*Data block:*
• • • • • • •

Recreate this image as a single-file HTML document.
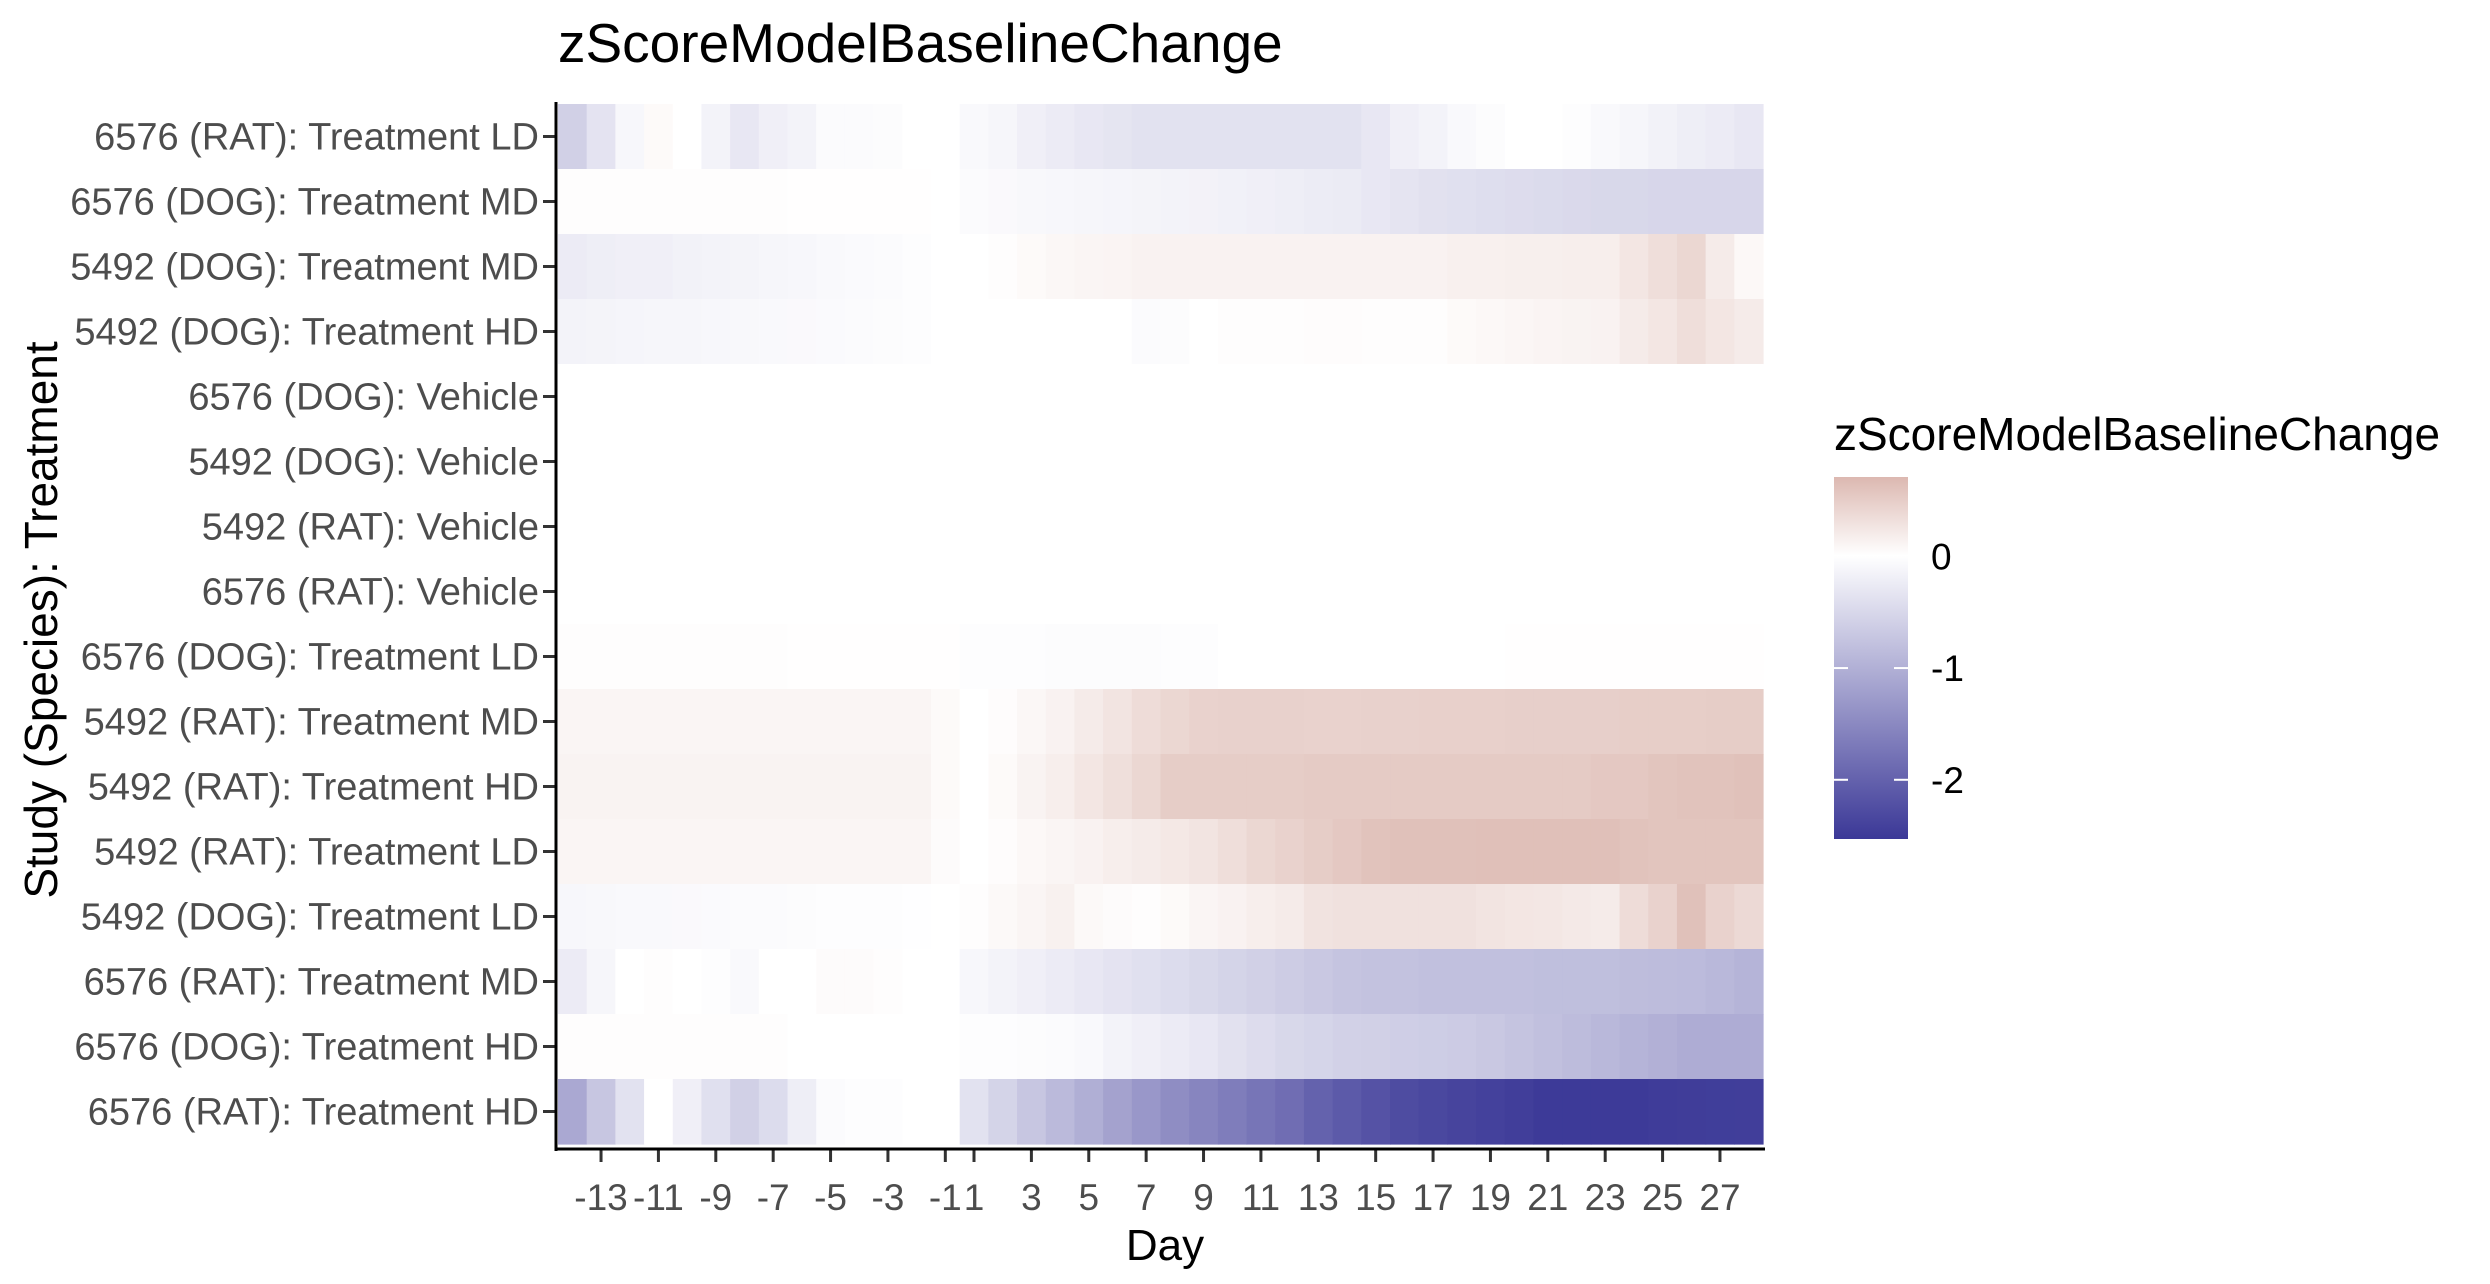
<!DOCTYPE html>
<html><head><meta charset="utf-8"><style>
html,body{margin:0;padding:0;background:#fff;}
svg{display:block;font-family:"Liberation Sans",Arial,sans-serif;}
</style></head><body>
<svg id="chart" width="2490" height="1284" viewBox="0 0 2490 1284" xmlns="http://www.w3.org/2000/svg">
<defs>
<linearGradient id="legendGrad" x1="0" y1="0" x2="0" y2="1">
<stop offset="0" stop-color="#dcb8b0"/>
<stop offset="0.218" stop-color="#ffffff"/>
<stop offset="1" stop-color="#3b3897"/>
</linearGradient>
</defs>
<text x="558" y="62" font-size="55" fill="#000">zScoreModelBaselineChange</text>
<g id="tiles"></g>
<g id="yaxis"></g>
<g id="xaxis"></g>
<line x1="556" y1="102" x2="556" y2="1151" stroke="#000" stroke-width="3"/>
<line x1="555" y1="1149" x2="1765" y2="1149" stroke="#000" stroke-width="3"/>
<text transform="translate(57,620) rotate(-90)" text-anchor="middle" font-size="46" fill="#000">Study (Species): Treatment</text>
<text x="1165" y="1260" text-anchor="middle" font-size="44" fill="#000">Day</text>
<g>
<text x="1834" y="450" font-size="46" fill="#000">zScoreModelBaselineChange</text>
<rect x="1834" y="477" width="74" height="362" fill="url(#legendGrad)"/>
<g id="legendTicks"></g>
</g>
</svg>
<script>
const rowLabels = ["6576 (RAT): Treatment LD","6576 (DOG): Treatment MD","5492 (DOG): Treatment MD","5492 (DOG): Treatment HD","6576 (DOG): Vehicle","5492 (DOG): Vehicle","5492 (RAT): Vehicle","6576 (RAT): Vehicle","6576 (DOG): Treatment LD","5492 (RAT): Treatment MD","5492 (RAT): Treatment HD","5492 (RAT): Treatment LD","5492 (DOG): Treatment LD","6576 (RAT): Treatment MD","6576 (DOG): Treatment HD","6576 (RAT): Treatment HD"];
const days = [-14,-13,-12,-11,-10,-9,-8,-7,-6,-5,-4,-3,-2,-1,1,2,3,4,5,6,7,8,9,10,11,12,13,14,15,16,17,18,19,20,21,22,23,24,25,26,27,28];
const xTickLabels = [-13,-11,-9,-7,-5,-3,-1,1,3,5,7,9,11,13,15,17,19,21,23,25,27];
const legendTickValues = [0,-1,-2];
const r1 = [-0.6,-0.35,-0.1,0.05,0,-0.15,-0.3,-0.2,-0.15,-0.05,-0.05,-0.04,0,0,-0.08,-0.12,-0.2,-0.25,-0.3,-0.33,-0.37,-0.37,-0.37,-0.37,-0.37,-0.37,-0.37,-0.37,-0.3,-0.2,-0.15,-0.08,-0.04,0,0,-0.03,-0.08,-0.12,-0.17,-0.22,-0.25,-0.3];
const r2 = [0.02,0.02,0.02,0.02,0.02,0.02,0.02,0.02,0.01,0.01,0.01,0.01,0.01,0,-0.05,-0.07,-0.09,-0.1,-0.12,-0.13,-0.14,-0.15,-0.16,-0.18,-0.2,-0.22,-0.24,-0.26,-0.3,-0.34,-0.38,-0.4,-0.42,-0.44,-0.46,-0.48,-0.5,-0.5,-0.52,-0.52,-0.52,-0.52];
const r3 = [-0.25,-0.22,-0.2,-0.2,-0.17,-0.15,-0.14,-0.12,-0.1,-0.08,-0.06,-0.05,-0.03,0,0,0.02,0.05,0.08,0.1,0.11,0.13,0.13,0.13,0.13,0.13,0.13,0.13,0.13,0.13,0.13,0.13,0.15,0.15,0.16,0.16,0.17,0.17,0.25,0.33,0.4,0.2,0.07];
const r4 = [-0.15,-0.14,-0.13,-0.12,-0.12,-0.1,-0.09,-0.08,-0.07,-0.06,-0.05,-0.04,-0.03,0,0,0,0,0,0,0,-0.05,-0.04,0,0.02,0.02,0.02,0.03,0.03,0.02,0.02,0.02,0.05,0.07,0.09,0.11,0.12,0.13,0.2,0.25,0.33,0.25,0.2];
const r5 = [0,0,0,0,0,0,0,0,0,0,0,0,0,0,0,0,0,0,0,0,0,0,0,0,0,0,0,0,0,0,0,0,0,0,0,0,0,0,0,0,0,0];
const r6 = [0,0,0,0,0,0,0,0,0,0,0,0,0,0,0,0,0,0,0,0,0,0,0,0,0,0,0,0,0,0,0,0,0,0,0,0,0,0,0,0,0,0];
const r7 = [0,0,0,0,0,0,0,0,0,0,0,0,0,0,0,0,0,0,0,0,0,0,0,0,0,0,0,0,0,0,0,0,0,0,0,0,0,0,0,0,0,0];
const r8 = [0,0,0,0,0,0,0,0,0,0,0,0,0,0,0,0,0,0,0,0,0,0,0,0,0,0,0,0,0,0,0,0,0,0,0,0,0,0,0,0,0,0];
const r9 = [0.02,0.02,0.02,0.02,0.02,0.02,0.02,0.02,0.01,0.01,0.01,0.01,0.01,0.01,-0.02,-0.03,-0.03,-0.04,-0.04,-0.04,-0.04,-0.02,-0.02,0,0,0,0,0,0,0,0,0,0,0.01,0.01,0.01,0.01,0.01,0.01,0.01,0.01,0.01];
const r10 = [0.1,0.1,0.1,0.1,0.1,0.1,0.1,0.1,0.1,0.1,0.1,0.1,0.1,0.05,0,0.03,0.08,0.13,0.2,0.27,0.35,0.4,0.45,0.46,0.46,0.46,0.45,0.45,0.46,0.46,0.47,0.47,0.47,0.48,0.48,0.48,0.48,0.49,0.49,0.49,0.5,0.5];
const r11 = [0.12,0.12,0.12,0.12,0.12,0.12,0.12,0.12,0.12,0.12,0.12,0.12,0.12,0.05,0,0.05,0.12,0.17,0.25,0.32,0.4,0.5,0.5,0.5,0.5,0.5,0.52,0.52,0.52,0.52,0.52,0.52,0.52,0.52,0.52,0.52,0.55,0.55,0.58,0.6,0.6,0.62];
const r12 = [0.1,0.1,0.1,0.1,0.1,0.1,0.1,0.1,0.1,0.1,0.1,0.1,0.1,0.04,0,0.03,0.07,0.1,0.13,0.17,0.2,0.23,0.27,0.33,0.4,0.45,0.5,0.55,0.6,0.62,0.62,0.62,0.63,0.63,0.63,0.63,0.63,0.6,0.58,0.58,0.58,0.58];
const r13 = [-0.1,-0.09,-0.08,-0.08,-0.07,-0.06,-0.05,-0.05,-0.04,-0.03,-0.02,-0.02,-0.01,0,0.02,0.06,0.1,0.14,0.06,0.04,0.02,0.05,0.1,0.13,0.17,0.2,0.28,0.3,0.3,0.3,0.3,0.3,0.27,0.25,0.24,0.22,0.2,0.35,0.45,0.62,0.45,0.38];
const r14 = [-0.25,-0.12,0,0.02,0,-0.03,-0.08,0,0,0.04,0.04,0.02,0,0,-0.1,-0.15,-0.2,-0.25,-0.3,-0.35,-0.4,-0.45,-0.5,-0.55,-0.6,-0.65,-0.7,-0.75,-0.78,-0.78,-0.8,-0.8,-0.8,-0.8,-0.82,-0.82,-0.82,-0.84,-0.85,-0.86,-0.9,-0.95];
const r15 = [0.02,0.02,0.02,0.02,0.02,0.02,0.02,0.02,0,0,0,0,0,0,-0.02,-0.03,-0.04,-0.05,-0.08,-0.15,-0.2,-0.25,-0.3,-0.38,-0.44,-0.5,-0.54,-0.58,-0.6,-0.62,-0.64,-0.66,-0.7,-0.75,-0.8,-0.85,-0.9,-0.95,-1.0,-1.05,-1.05,-1.05];
const r16 = [-1.1,-0.72,-0.37,0,-0.2,-0.4,-0.6,-0.45,-0.22,-0.05,-0.03,-0.03,0,0,-0.37,-0.55,-0.72,-0.88,-1.02,-1.18,-1.32,-1.45,-1.55,-1.65,-1.75,-1.85,-2.0,-2.1,-2.2,-2.28,-2.33,-2.38,-2.42,-2.45,-2.5,-2.5,-2.5,-2.5,-2.48,-2.47,-2.46,-2.45];
const rows = [r1,r2,r3,r4,r5,r6,r7,r8,r9,r10,r11,r12,r13,r14,r15,r16];

const NS = "http://www.w3.org/2000/svg";
const plotL = 558, plotR = 1763, plotT = 104, plotB = 1144;
const colW = (plotR - plotL) / days.length;
const rowH = (plotB - plotT) / rowLabels.length;
const vMax = 0.71, vMin = -2.53;
const legTop = 477, legBot = 839;
function xCenter(day){ return plotL + (days.indexOf(day) + 0.5) * colW; }
function xLeft(i){ return plotL + i * colW; }
function yTop(r){ return plotT + r * rowH; }
function legY(v){ return legTop + (vMax - v) / (vMax - vMin) * (legBot - legTop); }
function lerp(a,b,t){ return Math.round(a + (b - a) * t); }
function color(v){
  let c;
  if (v >= 0){ const t = Math.min(1, v / vMax); c = [lerp(255,220,t), lerp(255,184,t), lerp(255,176,t)]; }
  else { const t = Math.min(1, v / vMin); c = [lerp(255,59,t), lerp(255,56,t), lerp(255,151,t)]; }
  return "rgb(" + c.join(",") + ")";
}
function mk(tag, attrs){ const e = document.createElementNS(NS, tag); for (const k in attrs) e.setAttribute(k, attrs[k]); return e; }

const tiles = document.getElementById("tiles");
rows.forEach((vals, r) => {
  vals.forEach((v, i) => {
    const rect = mk("rect", {x: xLeft(i).toFixed(2), y: yTop(r).toFixed(2), width: (colW + 0.6).toFixed(2), height: (rowH + 0.6).toFixed(2), fill: color(v)});
    
    
    tiles.appendChild(rect);
  });
});

const yaxis = document.getElementById("yaxis");
rowLabels.forEach((lab, r) => {
  const cy = yTop(r) + rowH / 2;
  const t = mk("text", {x: 539, y: cy + 13, "text-anchor": "end", "font-size": 38, fill: "#4d4d4d"});
  t.textContent = lab;
  
  
  yaxis.appendChild(t);
  const tk = mk("line", {x1: 543, y1: cy, x2: 556, y2: cy, stroke: "#333", "stroke-width": 3});
  
  
  yaxis.appendChild(tk);
});

const xaxis = document.getElementById("xaxis");
xTickLabels.forEach(d => {
  const cx = xCenter(d);
  const tk = mk("line", {x1: cx, y1: 1150, x2: cx, y2: 1162, stroke: "#333", "stroke-width": 3});
  
  
  xaxis.appendChild(tk);
  const t = mk("text", {x: cx, y: 1210, "text-anchor": "middle", "font-size": 37, fill: "#4d4d4d"});
  t.textContent = d;
  
  
  xaxis.appendChild(t);
});

const lt = document.getElementById("legendTicks");
legendTickValues.forEach(v => {
  const y = legY(v);
  if (v !== 0){
    const a = mk("line", {x1: 1834, y1: y, x2: 1848, y2: y, stroke: "#fff", "stroke-width": 2});
    
    
    lt.appendChild(a);
    const b = mk("line", {x1: 1894, y1: y, x2: 1908, y2: y, stroke: "#fff", "stroke-width": 2});
    
    
    lt.appendChild(b);
  }
  const t = mk("text", {x: 1931, y: y + 13, "font-size": 37, fill: "#000"});
  t.textContent = v;
  
  
  lt.appendChild(t);
});
</script>
</body></html>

• • • • • • •

*The exercise:* Check each line above for "document" and return the ones that have it.

*Answer to the task:*
Recreate this image as a single-file HTML document.
function mk(tag, attrs){ const e = document.createElementNS(NS, tag); for (const k in attrs) e.setAttribute(k, attrs[k]); return e; }
const tiles = document.getElementById("tiles");
const yaxis = document.getElementById("yaxis");
const xaxis = document.getElementById("xaxis");
const lt = document.getElementById("legendTicks");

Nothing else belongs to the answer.